All arrested individuals were transferred to the custody of the Criminal Investigation Division at Pasir Mas district police headquarters for formal investigation and prosecution proceedings. They face potential charges under Section 6(1)(c) of the Immigration Act 1959/63, which carries provisions for both detention and financial penalties. These administrative and criminal pathways represent Malaysia's primary legal mechanisms for addressing irregular migration, though their application requires significant investigative and prosecutorial resources. The efficacy of these measures remains limited when demand-side factors—employment opportunities and wage premiums—continue to incentivise attempted entry despite elevated personal risk.
The operational evolution documented by this enforcement action reflects broader patterns observable throughout Southeast Asia's migration management challenges. Smuggling organisations increasingly demonstrate sophisticated adaptive capacity, modifying routes, conveyance methods, timing windows, and group compositions in response to enforcement pressures. This dynamism complicates intelligence-based interdiction strategies, which typically depend on identifying patterns and predictable operational signatures. When syndicates fragment their operations into smaller, spatially dispersed units, they effectively diminish the target profile available to detection systems relying on suspicious activity reports, electronic surveillance, or patrol-based interdiction.

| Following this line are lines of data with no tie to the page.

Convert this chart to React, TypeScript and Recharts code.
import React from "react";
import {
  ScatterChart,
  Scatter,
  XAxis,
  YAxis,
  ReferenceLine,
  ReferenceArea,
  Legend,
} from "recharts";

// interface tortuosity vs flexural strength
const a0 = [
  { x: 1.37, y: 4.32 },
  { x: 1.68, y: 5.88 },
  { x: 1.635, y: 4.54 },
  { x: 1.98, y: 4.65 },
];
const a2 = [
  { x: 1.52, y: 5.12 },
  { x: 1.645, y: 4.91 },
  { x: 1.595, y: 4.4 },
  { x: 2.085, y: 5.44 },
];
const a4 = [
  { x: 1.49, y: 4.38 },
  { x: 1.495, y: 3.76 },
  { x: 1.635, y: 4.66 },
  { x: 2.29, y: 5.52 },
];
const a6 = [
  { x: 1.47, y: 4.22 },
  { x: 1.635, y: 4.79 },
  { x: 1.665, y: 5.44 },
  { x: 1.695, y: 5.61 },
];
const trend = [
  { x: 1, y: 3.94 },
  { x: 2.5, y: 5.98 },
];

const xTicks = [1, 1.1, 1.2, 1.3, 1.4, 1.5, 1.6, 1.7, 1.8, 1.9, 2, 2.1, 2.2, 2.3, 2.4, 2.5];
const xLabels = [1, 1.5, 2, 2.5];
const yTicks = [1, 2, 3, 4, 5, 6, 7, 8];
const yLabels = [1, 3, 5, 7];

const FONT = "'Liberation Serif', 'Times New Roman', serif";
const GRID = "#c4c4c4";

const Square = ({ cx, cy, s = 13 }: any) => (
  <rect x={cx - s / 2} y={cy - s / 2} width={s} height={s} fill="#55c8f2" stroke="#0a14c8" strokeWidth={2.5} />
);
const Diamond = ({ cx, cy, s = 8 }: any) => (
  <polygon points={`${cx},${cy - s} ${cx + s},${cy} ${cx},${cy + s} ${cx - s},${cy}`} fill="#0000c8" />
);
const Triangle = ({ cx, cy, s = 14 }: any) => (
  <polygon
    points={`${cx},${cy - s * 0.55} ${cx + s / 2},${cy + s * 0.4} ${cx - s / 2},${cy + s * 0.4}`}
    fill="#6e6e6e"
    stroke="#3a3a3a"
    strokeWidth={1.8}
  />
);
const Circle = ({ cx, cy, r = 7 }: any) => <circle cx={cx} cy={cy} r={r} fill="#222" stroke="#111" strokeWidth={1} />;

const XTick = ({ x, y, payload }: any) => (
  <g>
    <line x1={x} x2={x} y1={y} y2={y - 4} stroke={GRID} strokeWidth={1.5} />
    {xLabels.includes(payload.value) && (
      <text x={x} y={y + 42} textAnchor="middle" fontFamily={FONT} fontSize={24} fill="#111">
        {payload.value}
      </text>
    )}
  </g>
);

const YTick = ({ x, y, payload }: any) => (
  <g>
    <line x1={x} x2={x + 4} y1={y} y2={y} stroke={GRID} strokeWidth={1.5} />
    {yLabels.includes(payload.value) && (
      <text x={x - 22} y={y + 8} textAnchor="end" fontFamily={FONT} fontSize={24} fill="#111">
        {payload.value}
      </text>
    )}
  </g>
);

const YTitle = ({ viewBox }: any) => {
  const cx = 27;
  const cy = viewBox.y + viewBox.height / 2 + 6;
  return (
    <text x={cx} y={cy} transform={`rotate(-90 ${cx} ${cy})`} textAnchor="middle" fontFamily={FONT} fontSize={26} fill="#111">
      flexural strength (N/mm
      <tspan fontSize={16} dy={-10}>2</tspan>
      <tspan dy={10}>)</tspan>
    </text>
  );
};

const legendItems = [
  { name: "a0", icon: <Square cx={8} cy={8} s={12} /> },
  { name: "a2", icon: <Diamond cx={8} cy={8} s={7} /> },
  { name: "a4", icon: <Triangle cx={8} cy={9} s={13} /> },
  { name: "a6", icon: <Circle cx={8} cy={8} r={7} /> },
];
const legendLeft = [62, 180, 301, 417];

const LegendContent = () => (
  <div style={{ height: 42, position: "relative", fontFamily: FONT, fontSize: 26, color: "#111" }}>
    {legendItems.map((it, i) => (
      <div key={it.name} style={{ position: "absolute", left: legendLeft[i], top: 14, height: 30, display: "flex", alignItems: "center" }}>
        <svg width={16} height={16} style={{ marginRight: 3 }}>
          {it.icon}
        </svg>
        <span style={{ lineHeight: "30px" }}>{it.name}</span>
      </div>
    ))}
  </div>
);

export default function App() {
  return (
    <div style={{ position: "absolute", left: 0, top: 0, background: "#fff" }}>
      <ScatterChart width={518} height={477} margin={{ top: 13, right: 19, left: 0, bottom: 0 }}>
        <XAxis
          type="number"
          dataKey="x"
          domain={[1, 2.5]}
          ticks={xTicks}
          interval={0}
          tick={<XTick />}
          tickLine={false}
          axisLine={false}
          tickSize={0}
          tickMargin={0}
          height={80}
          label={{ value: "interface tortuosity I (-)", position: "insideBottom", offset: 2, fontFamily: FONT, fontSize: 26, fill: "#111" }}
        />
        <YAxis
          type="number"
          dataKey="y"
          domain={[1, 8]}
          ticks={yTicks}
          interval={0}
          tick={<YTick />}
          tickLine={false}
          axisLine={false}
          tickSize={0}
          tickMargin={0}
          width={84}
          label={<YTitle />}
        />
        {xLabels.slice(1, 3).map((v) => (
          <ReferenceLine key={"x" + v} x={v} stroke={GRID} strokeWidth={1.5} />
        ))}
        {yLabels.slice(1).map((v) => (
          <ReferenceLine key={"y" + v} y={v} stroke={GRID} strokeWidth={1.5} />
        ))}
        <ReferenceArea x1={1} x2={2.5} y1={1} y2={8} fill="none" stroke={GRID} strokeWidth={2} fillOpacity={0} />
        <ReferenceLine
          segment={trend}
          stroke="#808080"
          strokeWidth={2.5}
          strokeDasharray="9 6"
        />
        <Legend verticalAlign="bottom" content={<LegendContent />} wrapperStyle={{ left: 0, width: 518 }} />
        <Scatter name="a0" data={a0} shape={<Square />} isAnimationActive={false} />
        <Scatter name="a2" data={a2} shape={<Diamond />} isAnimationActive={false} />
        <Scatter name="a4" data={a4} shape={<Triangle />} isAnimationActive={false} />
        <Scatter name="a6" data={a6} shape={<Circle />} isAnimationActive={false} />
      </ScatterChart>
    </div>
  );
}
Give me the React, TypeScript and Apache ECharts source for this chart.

The involvement of the Criminal Investigation Division alongside the GOF demonstrates inter-agency coordination efforts within Malaysia's security apparatus. Effective border management and migration control require sustained cooperation between military-style operations forces, civilian police investigative units, and immigration authorities. Yet persistent resource constraints, jurisdictional ambiguities, and varying operational priorities across these agencies frequently limit the coherence and sustainability of enforcement efforts. The Operasi Taring Wawasan Kelantan represents a successful tactical outcome, yet such operations remain episodic rather than systematic in their capacity to fundamentally disrupt trafficking network functionality across the Malaysia-Thailand border region.
Looking forward, the disclosed tactical shift among smuggling syndicates suggests that Malaysian enforcement strategies may require recalibration. Detection and interdiction frameworks optimised for large-group movements may prove less effective against distributed, small-unit trafficking operations. Intelligence gathering focused on identifying individual facilitators, documentation forge operations, and employment recruitment networks—rather than exclusively targeting transportation movements—could potentially disrupt upstream and downstream elements of the trafficking enterprise. Nevertheless, addressing the root causes of migration demand, which stem from substantial economic disparities between Myanmar and Malaysia, remains beyond the operational scope of border security agencies alone.